Retain_graph is also retaining grad values and adds them to new one!

after noticing unexpected gradient values during a model training. I performed this experience and I expected that I should get the same gradient values however that was not the case. below you find a ready to run code. the first scenario was to run loss1.backward(retain_graph=True)
then loss2.backward()
the second experiment was the way around (run loss2.backward and then loss1.backward)
values were not the same.

import torch
import torch.nn as nn
import torch.optim as optim
import torch.nn.functional as F
import numpy as np
import matplotlib.pyplot as plt

dtype = torch.float32
X = torch.tensor([[1, 2, 3, 4, 5, 6]], dtype=dtype)
Y = torch.tensor([[1, 4, 9, 16, 25, 36]], dtype=dtype)


class Model(nn.Module):
    def __init__(self):
        super(Model, self).__init__()
        torch.manual_seed(3)
        self.base_l1 = torch.nn.Linear(6, 6, bias=True)
        self.base_l2 = torch.nn.Linear(6, 6, bias=True)
        self.l3 = torch.nn.Linear(6, 6, bias=True)
        self.l4 = torch.nn.Linear(6, 6, bias=True)

    def forward(self, x):
        x1 = self.base_l1(x)
        x1 = F.relu(x1)
        x1 = self.base_l2(x1)
        x2 = x1
        x2 = F.relu(x2)
        x2 = self.l3(x2)
        x2 = F.relu(x2)
        x2 = self.l4(x2)
        return x2, x1


model = Model()
Loss = nn.MSELoss()
y_pred2, y_pred1 = model(X)
print('grad0', model.base_l1.weight.grad)
loss1 = Loss(y_pred1, Y)
loss2 = Loss(y_pred2, Y)
# first scenario
#### comment this and uncomment second scenario and rerun
#'''
loss1.backward(retain_graph=True)
print('grad1', model.base_l1.weight.grad)
loss2.backward()
print('grad2', model.base_l1.weight.grad)
####
# second scenario uncomment after running 1st scenario
'''
loss2.backward(retain_graph=True)
print('grad2', model.base_l1.weight.grad)
loss1.backward()
print('grad1', model.base_l1.weight.grad)
'''

here we could clearly understand that retain_graph=True save all necessary information to recalculate the gradient again but Also preserves also the grad values!!! the new gradient will be added to the old one.
I do not think this is wished when we want to calculate a brand new gradient.

Hello,

You need to explicitly reset the gradient between each backward pass with optimizer.zero_grad() or model.zero_grad(), else you are doing gradient accumulation. That’s the expected behavior and it has nothing to do with retain_graph. Are you sure you need retain_graph=True? Why do you need it?

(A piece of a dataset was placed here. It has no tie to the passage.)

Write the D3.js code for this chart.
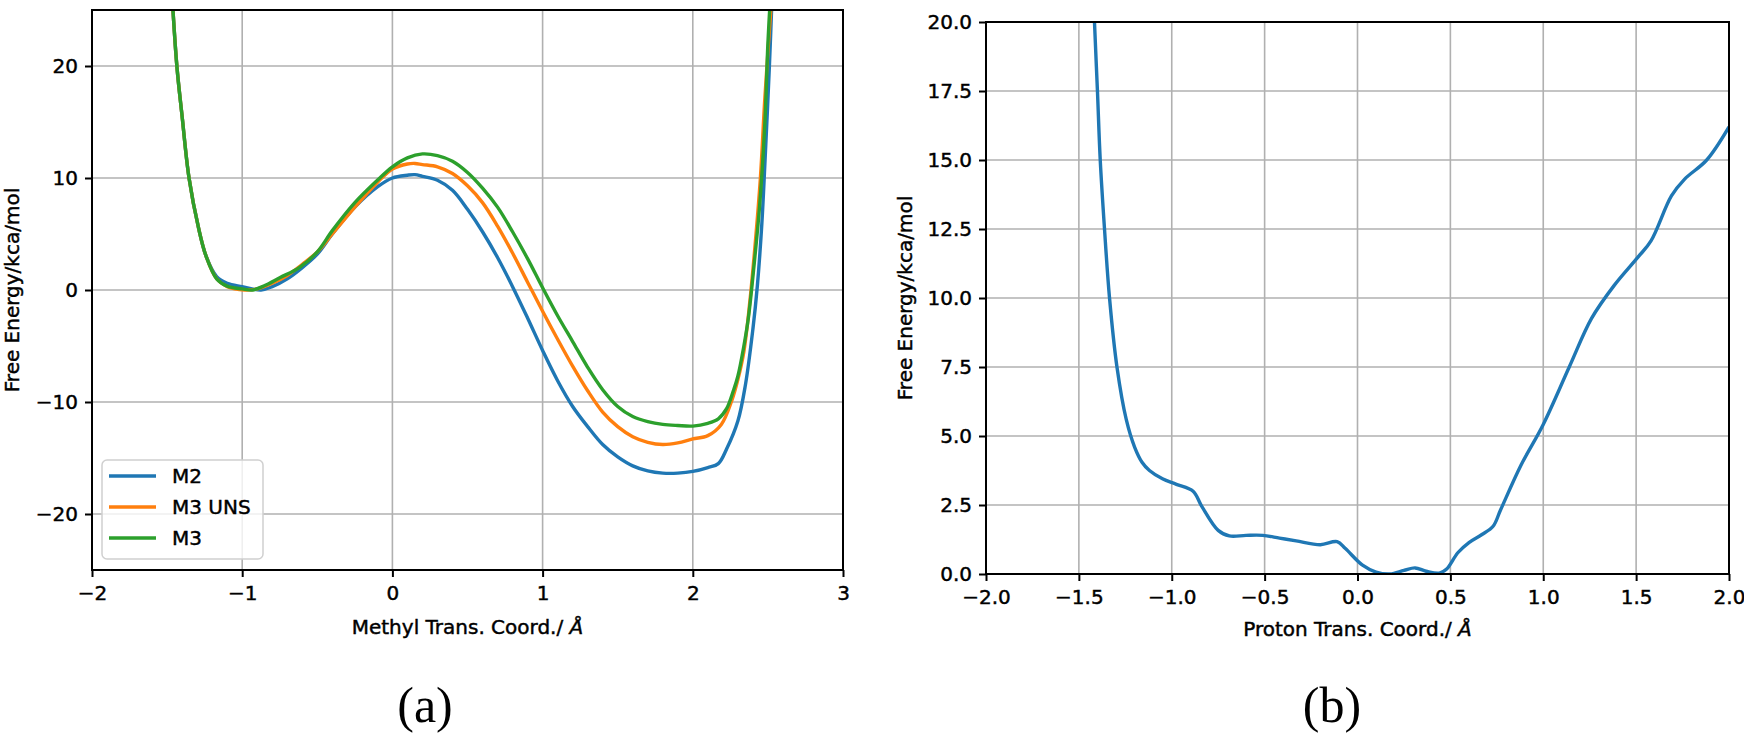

retain_graph can be used, among other things, to backward multiple times the same loss, or to compute a backward pass on a loss computed on some gradient (for example, to compute gradient penalty in WGAN-GP models). In most case you won’t need it, and you don’t need it for gradient accumulation.

Best regards,
Thomas

If you zero gradient after loss1.backward, then optimizer will have only gradient values from loss2.backward to work with.

Hey Thomas,
thank you for your answer.
in the following, I will post a snippet of my code.

import torch
import torch.nn as nn
import torch.optim as optim
import torch.nn.functional as F
dtype = torch.float32

X = torch.tensor([[1, 2, 3, 4, 5, 6]], dtype=dtype)
Y = torch.tensor([[1, 4, 9, 16, 25, 36]], dtype=dtype)


class Model(nn.Module):
    def __init__(self):
        super(Model, self).__init__()
        self.base_l1 = torch.nn.Linear(6, 6, bias=True)
        self.base_l2 = torch.nn.Linear(6, 6, bias=True)
        self.l3 = torch.nn.Linear(6, 6, bias=True)
        self.l4 = torch.nn.Linear(6, 6, bias=True)

    def forward(self, x):
        x1 = self.base_l1(x)
        x1 = F.relu(x1)
        x1 = self.base_l2(x1)
        x2 = x1
        x2 = F.relu(x2)
        self.l3.weight.data = x1.repeat(6, 1)
        x2 = self.l3(x2)
        x2 = F.relu(x2)
        x2 = self.l4(x2)
        return x2, x1


model = Model()
my_list = ['base']
base_params = list(filter(lambda kv: my_list[0] in kv[0], model.named_parameters()))
params = list(filter(lambda kv: my_list[0] not in kv[0], model.named_parameters()))
prms = []
base_prms = []
for i in params:
    prms.append(i[1])
for i in base_params:
    base_prms.append(i[1])

optimizer1 = optim.SGD(base_prms, lr=.05, momentum=0.9)
optimizer2 = optim.SGD(prms, lr=.05, momentum=0.9)

Loss = nn.MSELoss()
l1 = []
l2 = []
n_iters = 100
for epoch in range(n_iters):
    print(epoch)
    optimizer1.zero_grad()
    optimizer2.zero_grad()
    y_pred2, y_pred1 = model(X)
    loss2 = Loss(y_pred2, Y)
    l2.append(loss2)
    loss2.backward()
    optimizer2.step()
    y_pred1.data = model.l3.weight[0, :].data.unsqueeze(0) # reinject the newly updated parameters to 
     #y_pred1
    loss1 = Loss(y_pred1, Y)
    l1.append(loss1)
    loss1.backward()
    optimizer1.step()

I want that my model final output x2 and the intermediate output x1 gets both optimized to the target Y
however, X1 is penalized by how much l3.weights are far from Y which means I have to update the layer l3 with loss2.backward(retain_graph=True) first. then collect it new value and assign it to X1 and then execute loss1.backward()
can you see another way to achieve this without assigning True to retain_graph?
thank you

thank you for your answer
the optimizer should be executed directly after each backward()
please consult the original code snippet that I just published

do zero_grad() after optimizer2.step()

thx,
is there a way to manage this without retain_graph=True
or is it legitim to use in this case retain_grad